(Charts and diagrams as code)
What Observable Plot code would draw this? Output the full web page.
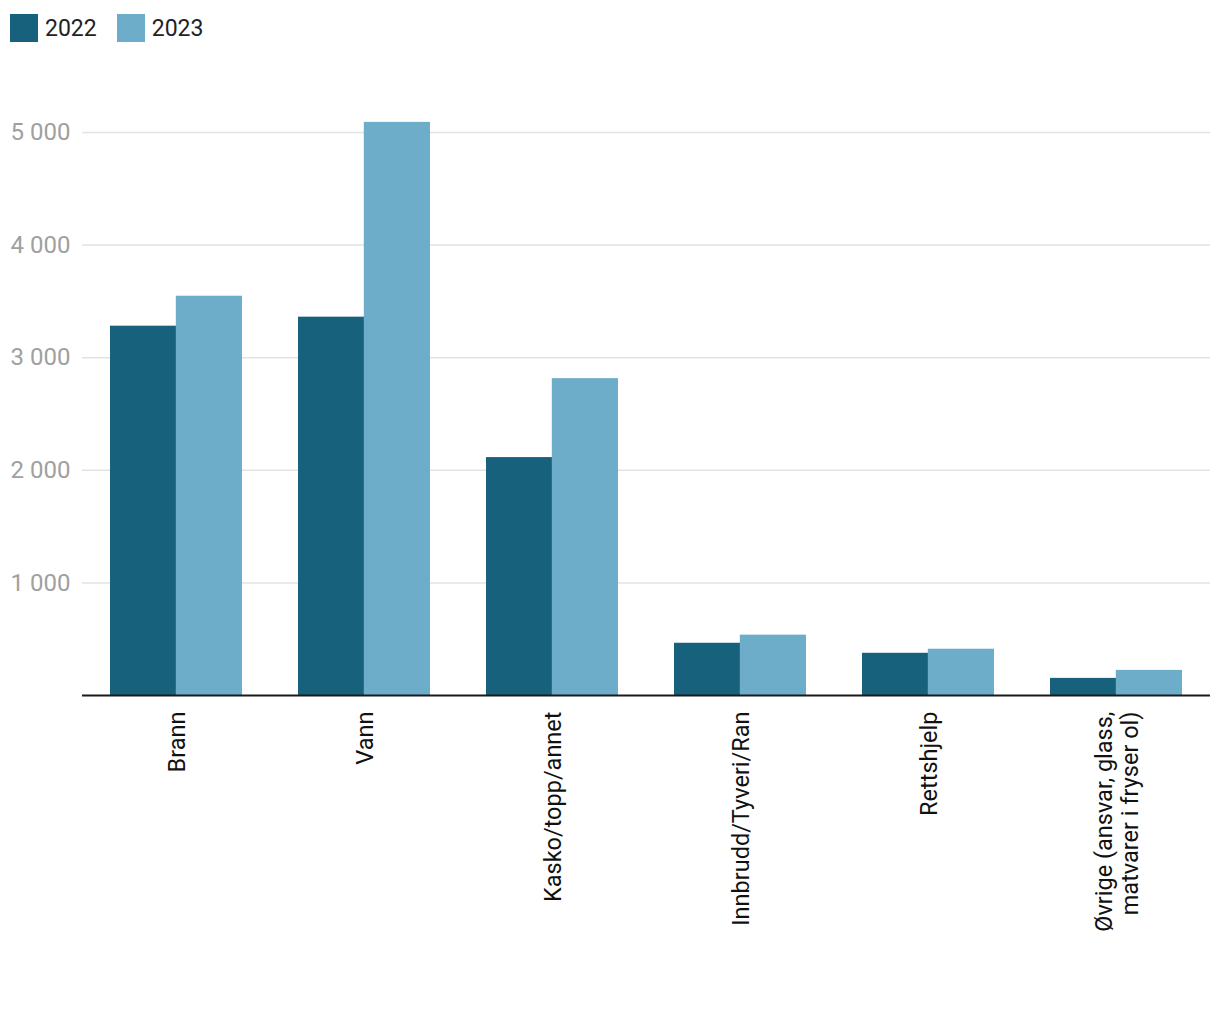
<!DOCTYPE html>
<html>
<head>
<meta charset="utf-8">
<script src="https://cdn.jsdelivr.net/npm/d3@7"></script>
<script src="https://cdn.jsdelivr.net/npm/@observablehq/plot@0.6"></script>
<style>
  html, body { margin: 0; padding: 0; background: #fff; }
  body { width: 1220px; height: 1020px; overflow: hidden; font-family: Roboto, "Liberation Sans", sans-serif; }
  #legend { height: 56px; box-sizing: border-box; padding: 14px 0 0 10px; display: flex; align-items: flex-start; }
  #legend .item { display: flex; align-items: center; margin-right: 20px; height: 28px; }
  #legend .sw { width: 28px; height: 28px; margin-right: 7px; }
  #legend span { font-size: 23px; color: #222; }
  #chart svg { display: block; }
</style>
</head>
<body>
<div id="legend"></div>
<div id="chart"></div>
<script>
const categories = ["Brann", "Vann", "Kasko/topp/annet", "Innbrudd/Tyveri/Ran", "Rettshjelp", "Øvrige (ansvar, glass,\nmatvarer i fryser ol)"];
const years = ["2022", "2023"];
const values2022 = [3280, 3360, 2113, 464, 375, 152];
const values2023 = [3546, 5090, 2814, 536, 411, 223];
const yTicks = [1000, 2000, 3000, 4000, 5000];
const colors = ["#17617c", "#6dadc9"];

const data = [];
categories.forEach((c, i) => {
  data.push({cat: c, year: years[0], value: values2022[i]});
  data.push({cat: c, year: years[1], value: values2023[i]});
});

const nb = d3.formatLocale({decimal: ",", thousands: "\u00a0", grouping: [3], currency: ["", ""]});
const fmt = nb.format(",d");

// legend
const legend = document.getElementById("legend");
years.forEach((y, i) => {
  const it = document.createElement("div");
  it.className = "item";
  it.innerHTML = `<div class="sw" style="background:${colors[i]}"></div><span>${y}</span>`;
  legend.appendChild(it);
});

const width = 1220, height = 964;
const marginLeft = 82, marginRight = 10, marginTop = 76, marginBottom = 325;
const step = (width - marginLeft - marginRight) / categories.length;
const bandwidth = step * 0.7;
const half = bandwidth / 2;

const chart = Plot.plot({
  width, height, marginLeft, marginRight, marginTop, marginBottom,
  style: {fontFamily: "Roboto, 'Liberation Sans', sans-serif", fontSize: "23px", background: "#fff"},
  x: {domain: categories, paddingInner: 0.3, paddingOuter: 0.15, label: null},
  y: {domain: [0, 5000], label: null},
  color: {domain: years, range: colors},
  marks: [
    Plot.gridY(yTicks, {stroke: "#e3e3e3", strokeOpacity: 1, strokeWidth: 1.5}),
    Plot.axisY(yTicks, {tickSize: 0, tickPadding: 12, tickFormat: fmt, fill: "#a0a0a0", fontSize: 24, label: null}),
    Plot.barY(data.filter(d => d.year === years[0]), {x: "cat", y: "value", fill: "year", insetRight: half}),
    Plot.barY(data.filter(d => d.year === years[1]), {x: "cat", y: "value", fill: "year", insetLeft: half}),
    Plot.ruleY([0], {stroke: "#1a1a1a", strokeWidth: 2}),
    Plot.axisX({tickSize: 0, tickPadding: 16, tickRotate: -90, fill: "#111", fontSize: 23.5, lineHeight: 1.1, label: null})
  ]
});
document.getElementById("chart").appendChild(chart);
</script>
</body>
</html>
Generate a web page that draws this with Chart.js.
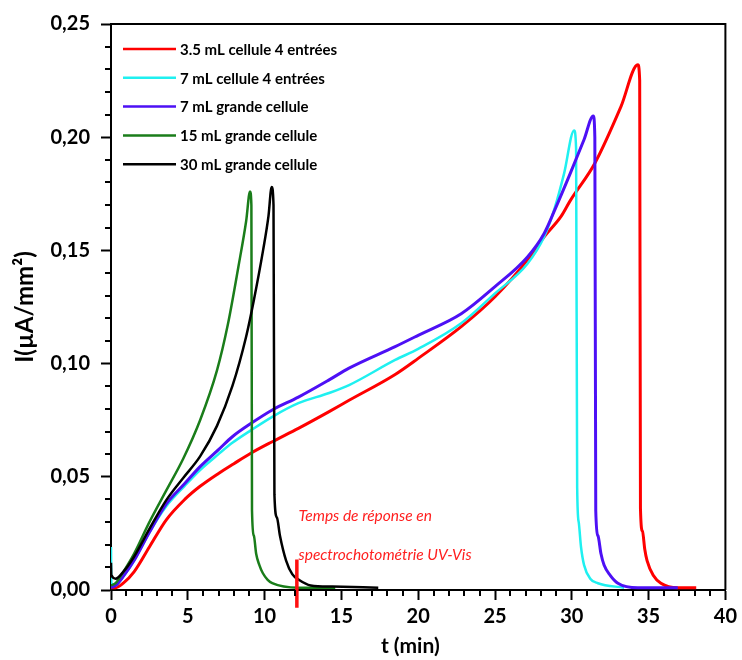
<!DOCTYPE html>
<html lang="fr">
<head>
<meta charset="UTF-8" />
<title>Courant en fonction du temps</title>
<script src="https://cdn.jsdelivr.net/npm/chart.js@4"></script>
<style>
	html, body {
		margin: 0;
		padding: 0;
		background: #ffffff;
	}

	.wrap {
		position: relative;
		width: 742px;
		height: 660px;
	}
</style>
</head>
<body>
<div class="wrap">
	<canvas id="chart" width="742" height="660"></canvas>
</div>

<script>
// Series (t in min, I in µA/mm²)
const redT = [0, 0.3, 0.8, 1.5, 2.5, 3.6, 4.8, 5.8, 7, 8, 9.1, 10.5, 12.2, 14.2, 15.5, 18.5, 20, 22.8, 25, 27.1, 28.2, 29.3, 29.9, 31.5, 33.2, 34.3, 34.42, 34.47, 34.6, 34.75, 34.9, 35.3, 35.8, 36.9, 38.1];
const redI = [0.001, 0.001, 0.003, 0.008, 0.019, 0.031, 0.040, 0.0458, 0.0515, 0.0558, 0.0604, 0.0655, 0.0714, 0.0788, 0.0838, 0.0952, 0.1023, 0.1163, 0.1295, 0.1457, 0.156, 0.165, 0.172, 0.1885, 0.2135, 0.232, 0.225, 0.036, 0.026, 0.018, 0.013, 0.0065, 0.003, 0.001, 0.001];

const cyanT = [0, 0.02, 0.3, 0.8, 1.5, 2.5, 3.6, 4.8, 5.8, 7, 7.9, 9.1, 10.5, 12.2, 14.2, 15.5, 18.5, 20, 22.8, 25, 27.1, 28.2, 28.9, 29.5, 30.15, 30.28, 30.35, 30.45, 30.6, 30.8, 31.2, 31.7, 33.4];
const cyanI = [0.019, 0.003, 0.002, 0.006, 0.013, 0.0255, 0.037, 0.046, 0.053, 0.06, 0.065, 0.0705, 0.0765, 0.0825, 0.087, 0.0905, 0.1016, 0.1065, 0.1178, 0.131, 0.144, 0.156, 0.169, 0.184, 0.203, 0.195, 0.045, 0.03, 0.019, 0.011, 0.005, 0.003, 0.001];

const purpleT = [0, 0.3, 0.8, 1.5, 2.5, 3.6, 4.8, 5.8, 7, 7.9, 9.1, 10.5, 12.2, 14.2, 15.5, 18.5, 20, 22.8, 25, 27.1, 28.2, 28.9, 29.9, 30.8, 31.4, 31.5, 31.56, 31.7, 31.9, 32.1, 32.5, 33, 34.3, 36.9];
const purpleI = [0.001, 0.002, 0.006, 0.013, 0.0255, 0.038, 0.047, 0.0545, 0.062, 0.0677, 0.0735, 0.0795, 0.0852, 0.0928, 0.098, 0.1075, 0.1125, 0.122, 0.134, 0.147, 0.1575, 0.168, 0.184, 0.199, 0.2094, 0.2, 0.035, 0.024, 0.016, 0.011, 0.0065, 0.003, 0.001, 0.001];

const greenT = [0, 0.3, 0.8, 1.5, 2.5, 3.6, 4.7, 5.8, 6.9, 7.6, 8.3, 8.8, 9.05, 9.14, 9.18, 9.3, 9.45, 9.66, 9.88, 10.2, 10.5, 12.2, 14.6];
const greenI = [0.002, 0.003, 0.008, 0.016, 0.030, 0.044, 0.058, 0.075, 0.097, 0.117, 0.143, 0.163, 0.176, 0.17, 0.035, 0.024, 0.016, 0.011, 0.0075, 0.0045, 0.003, 0.001, 0.001];

const blackT = [0, 0.02, 0.3, 0.8, 1.5, 2.5, 3.6, 4.7, 5.8, 6.9, 7.9, 8.8, 9.3, 9.9, 10.25, 10.46, 10.58, 10.64, 10.8, 11, 11.4, 11.8, 12.25, 13, 14.4, 17.4];
const blackI = [0.012, 0.0066, 0.005, 0.008, 0.0147, 0.027, 0.0397, 0.0495, 0.059, 0.0725, 0.09, 0.112, 0.128, 0.150, 0.165, 0.178, 0.17, 0.042, 0.032, 0.024, 0.013, 0.007, 0.0044, 0.002, 0.0015, 0.001];

const seriesLabels = ['3.5 mL cellule 4 entrées', '7 mL cellule 4 entrées', '7 mL grande cellule', '15 mL grande cellule', '30 mL grande cellule'];
const seriesColors = ['#ff0000', '#1ff0f0', '#4d10f5', '#1a7d1a', '#000000'];
const seriesWidths = [3, 2.5, 3, 2.5, 2.5];

// response-time marker
const markerT = [12.1, 12.1];
const markerI = [0.0135, -0.0078];
const noteLines = ['Temps de réponse en', 'spectrochotométrie UV-Vis'];
const noteT = 8.3;
const noteI = [0.0335, 0.0165];

const xTicks = [0, 5, 10, 15, 20, 25, 30, 35, 40];
const yTicks = [0, 0.05, 0.10, 0.15, 0.20, 0.25];

const toPoints = (ts, is) => ts.map((t, i) => ({ x: t, y: is[i] }));

const seriesPoints = [
	toPoints(redT, redI),
	toPoints(cyanT, cyanI),
	toPoints(purpleT, purpleI),
	toPoints(greenT, greenI),
	toPoints(blackT, blackI),
];

const FONT = 'Lato, "Open Sans", sans-serif';

const datasets = seriesPoints.map((points, i) => ({
	label: seriesLabels[i],
	data: points,
	borderColor: seriesColors[i],
	backgroundColor: seriesColors[i],
	borderWidth: seriesWidths[i],
	pointRadius: 0,
	cubicInterpolationMode: 'monotone',
	fill: false,
}));

// draw order: red below, then cyan, purple on top of them
datasets.forEach((ds, i) => { ds.order = 5 - i; });

datasets.push({
	label: 'marker',
	data: toPoints(markerT, markerI),
	borderColor: '#ff1010',
	borderWidth: 3.5,
	pointRadius: 0,
	clip: false,
	order: 0,
});

const framePlugin = {
	id: 'frame',
	afterDraw(chart) {
		const { ctx, chartArea: area, scales: { x, y } } = chart;
		ctx.save();
		ctx.strokeStyle = '#000';
		ctx.lineWidth = 2;
		ctx.beginPath();
		ctx.moveTo(area.left, area.top);
		ctx.lineTo(area.right, area.top);
		ctx.lineTo(area.right, area.bottom);
		ctx.stroke();

		// minor ticks
		ctx.beginPath();
		for (let t = 1; t < 40; t++) {
			if (t % 5 === 0) continue;
			const px = Math.round(x.getPixelForValue(t));
			ctx.moveTo(px, area.bottom);
			ctx.lineTo(px, area.bottom + 6);
		}
		for (let k = 1; k < 25; k++) {
			if (k % 5 === 0) continue;
			const py = Math.round(y.getPixelForValue(k / 100));
			ctx.moveTo(area.left, py);
			ctx.lineTo(area.left - 6, py);
		}
		ctx.stroke();

		// legend inside the plot
		ctx.font = 'bold 15px ' + FONT;
		ctx.textBaseline = 'middle';
		seriesLabels.forEach((label, i) => {
			const ly = 49 + i * 28.8;
			ctx.strokeStyle = seriesColors[i];
			ctx.lineWidth = 2.5;
			ctx.beginPath();
			ctx.moveTo(area.left + 12, ly);
			ctx.lineTo(area.left + 65, ly);
			ctx.stroke();
			ctx.fillStyle = '#000';
			ctx.fillText(label, area.left + 69, ly + 1);
		});

		// annotation
		ctx.font = 'italic 15.5px ' + FONT;
		ctx.fillStyle = '#ff2020';
		noteLines.forEach((line, i) => {
			ctx.fillText(line, x.getPixelForValue(noteT) + 60, y.getPixelForValue(noteI[i]) + 2);
		});
		ctx.restore();
	},
};

new Chart(document.getElementById('chart'), {
	type: 'line',
	data: { datasets },
	options: {
		responsive: false,
		animation: false,
		layout: { padding: { top: 24, right: 14, left: 0, bottom: 0 } },
		plugins: {
			legend: { display: false },
			tooltip: { enabled: false },
		},
		scales: {
			x: {
				type: 'linear',
				min: 0,
				max: 40,
				afterFit(scale) { scale.height = 70; },
				afterBuildTicks(scale) { scale.ticks = xTicks.map((v) => ({ value: v })); },
				ticks: {
					font: { family: FONT, size: 20, weight: 'bold' },
					color: '#000',
					padding: 5,
					maxRotation: 0,
				},
				grid: {
					drawOnChartArea: false,
					tickLength: 10,
					tickWidth: 2,
					tickColor: '#000',
				},
				border: { display: true, color: '#000', width: 2 },
				title: {
					display: true,
					text: 't (min)\u2003',
					font: { family: FONT, size: 21, weight: 'bold' },
					color: '#000',
					padding: { top: 0, bottom: 1 },
				},
			},
			y: {
				type: 'linear',
				min: 0,
				max: 0.25,
				afterFit(scale) { scale.width = 111; },
				afterBuildTicks(scale) { scale.ticks = yTicks.map((v) => ({ value: v })); },
				ticks: {
					font: { family: FONT, size: 20, weight: 'bold' },
					color: '#000',
					padding: 11,
					callback: (v) => Number(v).toFixed(2).replace('.', ','),
				},
				grid: {
					drawOnChartArea: false,
					tickLength: 10,
					tickWidth: 2,
					tickColor: '#000',
				},
				border: { display: true, color: '#000', width: 2 },
				title: {
					display: true,
					text: 'I(µA/mm²)',
					font: { family: FONT, size: 24, weight: 'bold' },
					color: '#000',
					padding: { top: 11, bottom: 0 },
				},
			},
		},
	},
	plugins: [framePlugin],
});
</script>
</body>
</html>
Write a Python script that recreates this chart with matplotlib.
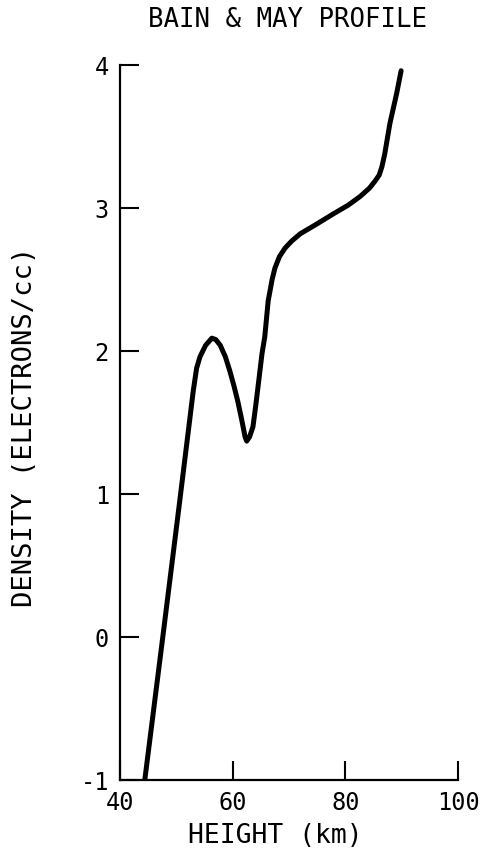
import matplotlib
matplotlib.use("Agg")
import matplotlib.pyplot as plt

# Bain & May electron density profile
height_km = [44.4, 47.5, 50.6, 53.0, 53.6, 54.2, 55.2, 56.3, 57.0, 57.8, 58.7, 59.5,
             60.2, 60.9, 61.6, 62.2, 62.5, 63.0, 63.6, 64.1, 64.5, 65.2, 65.7,
             66.3, 67.0, 67.5, 68.3, 69.3, 70.5, 72.0, 75.0, 77.9, 80.5, 82.6,
             84.3, 85.3, 86.0, 86.5, 87.0, 87.9, 89.1, 89.9]
density = [-1.0, -0.03, 0.95, 1.72, 1.88, 1.96, 2.04, 2.09, 2.08, 2.04, 1.96, 1.86,
           1.76, 1.65, 1.52, 1.40, 1.37, 1.40, 1.47, 1.62, 1.75, 1.98, 2.10,
           2.35, 2.50, 2.58, 2.66, 2.72, 2.77, 2.82, 2.89, 2.96, 3.02, 3.08,
           3.14, 3.19, 3.23, 3.29, 3.38, 3.59, 3.80, 3.96]

x_ticks = [40, 60, 80, 100]
y_ticks = [-1, 0, 1, 2, 3, 4]

plt.rcParams['font.family'] = ['DejaVu Sans Mono']

fig = plt.figure(figsize=(4.87, 8.58), dpi=100)
ax = fig.add_axes([0.2464, 0.0909, 0.6941, 0.8333])

ax.plot(height_km, density, color='black', linewidth=3.6, solid_capstyle='round',
        solid_joinstyle='round')

ax.set_xlim(40, 100)
ax.set_ylim(-1, 4)
ax.set_xticks(x_ticks)
ax.set_yticks(y_ticks)
ax.set_xticklabels([str(v) for v in x_ticks])
ax.set_yticklabels([str(v) for v in y_ticks])

for side in ('top', 'right'):
    ax.spines[side].set_visible(False)
for side in ('left', 'bottom'):
    ax.spines[side].set_linewidth(1.6)

ax.tick_params(direction='in', length=14, width=1.5, labelsize=17, pad=8)

fig.text(275 / 487, 1 - 836 / 858, 'HEIGHT (km)', ha='center', va='center',
         fontsize=19)
fig.text(25 / 487, 1 - 427 / 858, 'DENSITY (ELECTRONS/cc)', ha='center',
         va='center', rotation=90, fontsize=19.5)
fig.text(288 / 487, 1 - 20 / 858, 'BAIN & MAY PROFILE', ha='center', va='center',
         fontsize=18.5)

fig.savefig('out.png', dpi=100)
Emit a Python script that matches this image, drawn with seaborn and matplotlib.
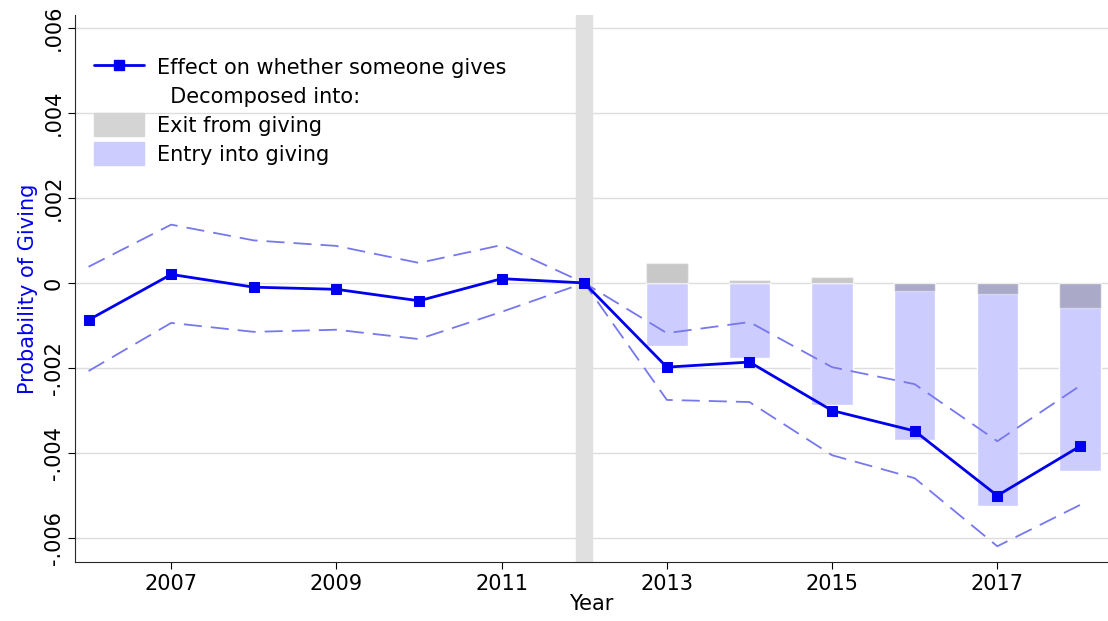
import numpy as np
import pandas as pd
import matplotlib
matplotlib.use("Agg")
import matplotlib.pyplot as plt
import seaborn as sns
from matplotlib.patches import Patch
from matplotlib.lines import Line2D

years = list(range(2006, 2019))
effect = [-0.00087, 0.0002, -0.0001, -0.00015, -0.00042, 0.0001, 0.0,
          -0.00198, -0.00186, -0.0030, -0.00348, -0.0050, -0.00384]
ci_upper = [0.00038, 0.00137, 0.0010, 0.00087, 0.00047, 0.00089, 0.0,
            -0.00118, -0.00092, -0.00198, -0.00238, -0.00372, -0.00242]
ci_lower = [-0.00207, -0.00094, -0.00115, -0.0011, -0.00132, -0.00068, 0.0,
            -0.00275, -0.0028, -0.00405, -0.00459, -0.00619, -0.00522]
bar_years = [2013, 2014, 2015, 2016, 2017, 2018]
exit_vals = [0.00047, 0.00007, 0.00014, -0.0002, -0.00026, -0.0006]
entry_vals = [-0.00148, -0.00176, -0.00287, -0.0037, -0.00525, -0.00443]

df = pd.DataFrame({"year": years, "effect": effect, "hi": ci_upper, "lo": ci_lower})

sns.set_style("white")
plt.rcParams["font.family"] = ["DejaVu Sans"]
plt.rcParams["text.color"] = "black"
plt.rcParams["xtick.color"] = "black"
plt.rcParams["ytick.color"] = "black"
plt.rcParams["axes.labelcolor"] = "black"

fig, ax = plt.subplots(figsize=(11.08, 6.21), dpi=100)
fig.subplots_adjust(left=0.068, right=1.0, top=0.976, bottom=0.095)

ax.yaxis.grid(True, color="#dddddd", lw=1)
ax.set_axisbelow(True)
ax.axvspan(2011.9, 2012.1, color="#e0e0e0", zorder=1)

ax.bar(bar_years, entry_vals, width=0.5, color="#ccccff", zorder=2)
ax.bar(bar_years, exit_vals, width=0.5, color="#777777", alpha=0.4, zorder=3)

sns.lineplot(data=df, x="year", y="hi", ax=ax, color="#7777ee", lw=1.3, dashes=(10, 5), zorder=4)
sns.lineplot(data=df, x="year", y="lo", ax=ax, color="#7777ee", lw=1.3, dashes=(10, 5), zorder=4)
sns.lineplot(data=df, x="year", y="effect", ax=ax, color="#0000ee", lw=2,
             marker="s", markersize=7, markeredgecolor="#0000ee", zorder=5)

ax.set_xlim(2005.84, 2018.34)
ax.set_ylim(-0.00656, 0.0063)
ax.set_xticks([2007, 2009, 2011, 2013, 2015, 2017])
yt = [-0.006, -0.004, -0.002, 0, 0.002, 0.004, 0.006]
ax.set_yticks(yt)
ax.set_yticklabels(["-.006", "-.004", "-.002", "0", ".002", ".004", ".006"],
                   rotation=90, va="center")
ax.tick_params(labelsize=15, length=5, left=True, bottom=True)
ax.set_xlabel("Year", fontsize=15, labelpad=0)
ax.set_ylabel("Probability of Giving", fontsize=15, color="#0000ee")
for s in ["top", "right"]:
    ax.spines[s].set_visible(False)

handles = [Line2D([], [], color="#0000ee", lw=2, marker="s", markersize=7),
           Line2D([], [], color="none"),
           Patch(color="#d4d4d4"), Patch(color="#ccccff")]
labels = ["Effect on whether someone gives", "  Decomposed into:",
          "Exit from giving", "Entry into giving"]
ax.legend(handles, labels, loc="upper left", bbox_to_anchor=(0.0, 0.96),
          frameon=False, fontsize=15, handlelength=2.4, handleheight=1.3,
          handletextpad=0.6, labelspacing=0.3)

fig.savefig("out.png")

• [Exercise details]:
From the line containing "Write a Python" through the line containing "fig.savefig('out.png', dpi=100)", copy every line above exactly, without pictures.

• [Solution to this problem]:
Write a Python script that recreates this chart with matplotlib.
import matplotlib
matplotlib.use("Agg")
import matplotlib.pyplot as plt

# Bain & May electron density profile
height_km = [44.4, 47.5, 50.6, 53.0, 53.6, 54.2, 55.2, 56.3, 57.0, 57.8, 58.7, 59.5,
             60.2, 60.9, 61.6, 62.2, 62.5, 63.0, 63.6, 64.1, 64.5, 65.2, 65.7,
             66.3, 67.0, 67.5, 68.3, 69.3, 70.5, 72.0, 75.0, 77.9, 80.5, 82.6,
             84.3, 85.3, 86.0, 86.5, 87.0, 87.9, 89.1, 89.9]
density = [-1.0, -0.03, 0.95, 1.72, 1.88, 1.96, 2.04, 2.09, 2.08, 2.04, 1.96, 1.86,
           1.76, 1.65, 1.52, 1.40, 1.37, 1.40, 1.47, 1.62, 1.75, 1.98, 2.10,
           2.35, 2.50, 2.58, 2.66, 2.72, 2.77, 2.82, 2.89, 2.96, 3.02, 3.08,
           3.14, 3.19, 3.23, 3.29, 3.38, 3.59, 3.80, 3.96]

x_ticks = [40, 60, 80, 100]
y_ticks = [-1, 0, 1, 2, 3, 4]

plt.rcParams['font.family'] = ['DejaVu Sans Mono']

fig = plt.figure(figsize=(4.87, 8.58), dpi=100)
ax = fig.add_axes([0.2464, 0.0909, 0.6941, 0.8333])

ax.plot(height_km, density, color='black', linewidth=3.6, solid_capstyle='round',
        solid_joinstyle='round')

ax.set_xlim(40, 100)
ax.set_ylim(-1, 4)
ax.set_xticks(x_ticks)
ax.set_yticks(y_ticks)
ax.set_xticklabels([str(v) for v in x_ticks])
ax.set_yticklabels([str(v) for v in y_ticks])

for side in ('top', 'right'):
    ax.spines[side].set_visible(False)
for side in ('left', 'bottom'):
    ax.spines[side].set_linewidth(1.6)

ax.tick_params(direction='in', length=14, width=1.5, labelsize=17, pad=8)

fig.text(275 / 487, 1 - 836 / 858, 'HEIGHT (km)', ha='center', va='center',
         fontsize=19)
fig.text(25 / 487, 1 - 427 / 858, 'DENSITY (ELECTRONS/cc)', ha='center',
         va='center', rotation=90, fontsize=19.5)
fig.text(288 / 487, 1 - 20 / 858, 'BAIN & MAY PROFILE', ha='center', va='center',
         fontsize=18.5)

fig.savefig('out.png', dpi=100)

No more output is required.